Motus et bouche cousue
Saxifrage
Saxifrage, dans le cadre de son enquête sur Verfeil, a rencontré une des jeunes femmes arrêtées le 5 juin, avec le projet d’une interview racontant son arrestation et sa garde à vue. Les conditions spectaculaires de l’intervention policière, 70 ninjas investissant le village à 6 heures du matin, entrée fracassante chez les habitants concernés, armes, cagoules… tout cela fleure bon le reportage de guerre pour journal d’investigation à hauts risques, genre La Dépêche du Midi et, en l’espèce, pour Saxifrage, pourtant peu versé dans ce genre d’info.
Las, la réalité est moins amusante. La mobilisation de la sous-direction anti-terroriste (SDAT) pour arrêter deux jeunes femmes ne relevant pas du grand banditisme, ni du terrorisme sous quelque forme que ce soit, est en réalité révélatrice d’une situation par ailleurs décrite dans ce numéro. Les flics anti-terroristes disposent de moyens d’investigation hors du commun. Une enquête de plusieurs mois sur des habitantes du village leur permet d’en apprendre beaucoup sur les activités s’y déroulant. Voilà qui rappelle Tarnac, ce village de Corrèze où, en 2008, plusieurs habitants furent arrêtés en fanfare au prétexte de terrorisme : l’affaire fit grand bruit à l’époque, et se termina en 2018 par une relaxe générale et une déconfiture cinglante pour la magistrature, la police et le gouvernement. Le jugement de la 14e chambre du tribunal correctionnel de Paris fut alors motivé en ces termes : « L’audience a permis de comprendre que le groupe de Tarnac était une fiction. »
Les deux jeunes femmes embarquées en juin dernier ont vu, au bout de plus de 80 heures, leur garde à vue levée sans aucune charge, ce qui semble indiquer que les meilleurs flics de France n’avaient rien trouvé. Pour les quinze personnes arrêtées ce jour-là en France, la garde à vue s’est ainsi terminée sans inculpation. De surcroît, le désaveu du Conseil d’État, pourtant peu suspect de gauchisme ou de séparatisme, est venu sanctionner le délire darmanesque sur les Soulèvements de la Terre. Rappelons que ces derniers ne soutiennent que des actions non-violentes, fussent-elles musclées comme le désarmement de la cimenterie Lafarge, raison apparente de cette vague d’arrestations : du reste, dans le droit français, la violence n’existe que si elle est dirigée contre des personnes, la violence contre les biens est un non-sens juridique.
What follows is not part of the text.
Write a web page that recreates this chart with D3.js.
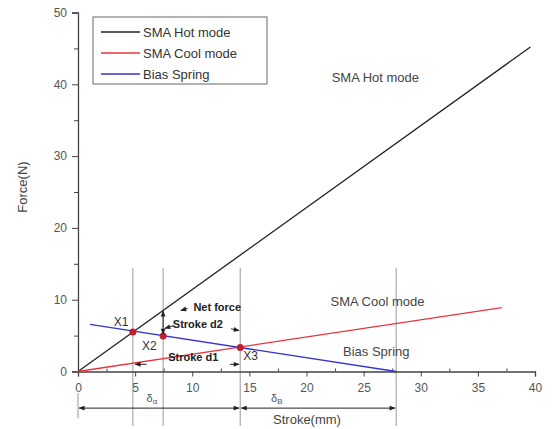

Vous ne trouverez pas dans ce numéro le texte prévu sur ces arrestations. La jeune femme contactée n’a finalement pas souhaité répondre à nos questions, visiblement inquiète des suites possibles de cette enquête : l’instruction continue, la possibilité d’une inculpation ultérieure n’est toujours pas à écarter, et la tension n’est pas près de retomber entre le gouvernement et les activistes écologistes.
Au-delà du registre pénal, dans des situations aux incidences moins dramatiques, on a pu observer un mutisme similaire de la part d’associations de ce territoire, désireuses de faire profil bas face au harcèlement et à l’ostracisme dont elles pâtissent, embarrassées à l’idée de se déclarer ouvertement solidaires de leurs voisines, et partisanes d’une stratégie plus feutrée. S’agissant des personnes embarquées par la SDAT, cette autocensure découle évidemment des méthodes d’intimidation aujourd’hui utilisées par l’anti-terrorisme : le moindre élément – une parole dite, la détention d’un livre trop sulfureux, une activité trop oppositionnelle – sera réemployé contre la suspecte, pour reconstruire une sphère d’intentions hypothétiques, censées étayer, au-delà de toute preuve, l’accusation de départ. Du genre : « nous n’avons pas la preuve de votre participation au démantèlement de la cimenterie, nous ne sommes pas certains même que cette action tombe sous le coup de l’antiterrorisme… mais bon, avec ce que vous lisez, avec ce que vous dites, vous seriez pas quand même un peu contre l’État, vous ? »
L’autocensure ne doit donc pas ici être interprétée comme la peur d’afficher sa culpabilité, mais au contraire comme la crainte que tout serve, par des moyens iniques et retors, à la constituer artificiellement. Face à un système qui peut exploiter et détourner tout ce qui tombe sous la coupe de sa surveillance, parler c’est lui envoyer des munitions par la Poste. Et c’est cela aussi que Tarnac avait mis au jour : l’exploitation nouvelle et intensive des intentions et des opinions (éventuellement anti-étatiques, révolutionnaires, anarchistes…) pour bétonner un grand dossier d’instruction anti-écolo. Avec du ciment de chez Lafarge, ça va sans dire.